As a person interested in all three of those realms, I was glad to come across Jensen's sermon. (Thanks to my Mom for e-mailing it to me!) His apocalyptic vision of our current predicament is reminiscent of world-systems scholar Immanuel Wallerstein's perspective that we have now entered a time of great crisis and uncertainty in the world. I realize that, to my fellow historians, this probably will seem quite suspicious (having been proclaimed many times before!), but I wonder if we look at the historical record with an open mind, will we not see that many of the larger structures (cultural, social, economic, environmental) that hold the modern world together are indeed coming under tremendous stress?

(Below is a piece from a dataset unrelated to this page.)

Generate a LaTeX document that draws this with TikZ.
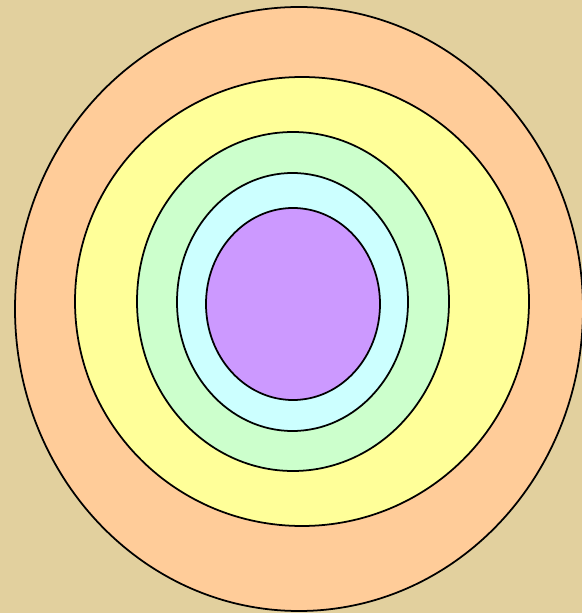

We need people like Jensen to remind us of the bigger picture.

1 comment:

Ambivalent_Maybe said...

I was moved by Jensen's sermon, but I feel more hopeful than he about the immediate future. Certainly there are great uncertainties in the world at the moment, but the collapse of the old order is an opportunity for building something new. A lot will depend on the direction the US takes in the next couple of elections, but there are so many people in the world ready for big changes that world politics is already changing for the better.

The continued errosion of our environment is probably the largest threat we face in the next century. Jensen rightly disparages the belief that 'high tech/high energy' will solve all our problems. But high tech can also mean low energy, and increasingly small-scale yet interlinked systems that can more easily adapt to local needs.

It was also very nice to encounter in Jensen's piece a personal hero of mine: Abe Osheroff. I was lucky enough to take a class on Spanish history and culture from Abe (he probably wouldn't know me from Adam, but he didn't like being called 'Mr. Osheroff') at the University of Washington. Abe is a veteran of the Abraham Lincoln Brigade; he jumped from the dockyards of Brooklyn into the Spanish Civil War to fight fascism, and has never stopped fighting. I'm not sure there are any good historical parallels to our current world situation, but if you want to look at time when the fate of the world truly was in the balance, the middle of the twentieth century might be a good place to start. God grant us today enough people like Abe, back on the docks of Brooklyn.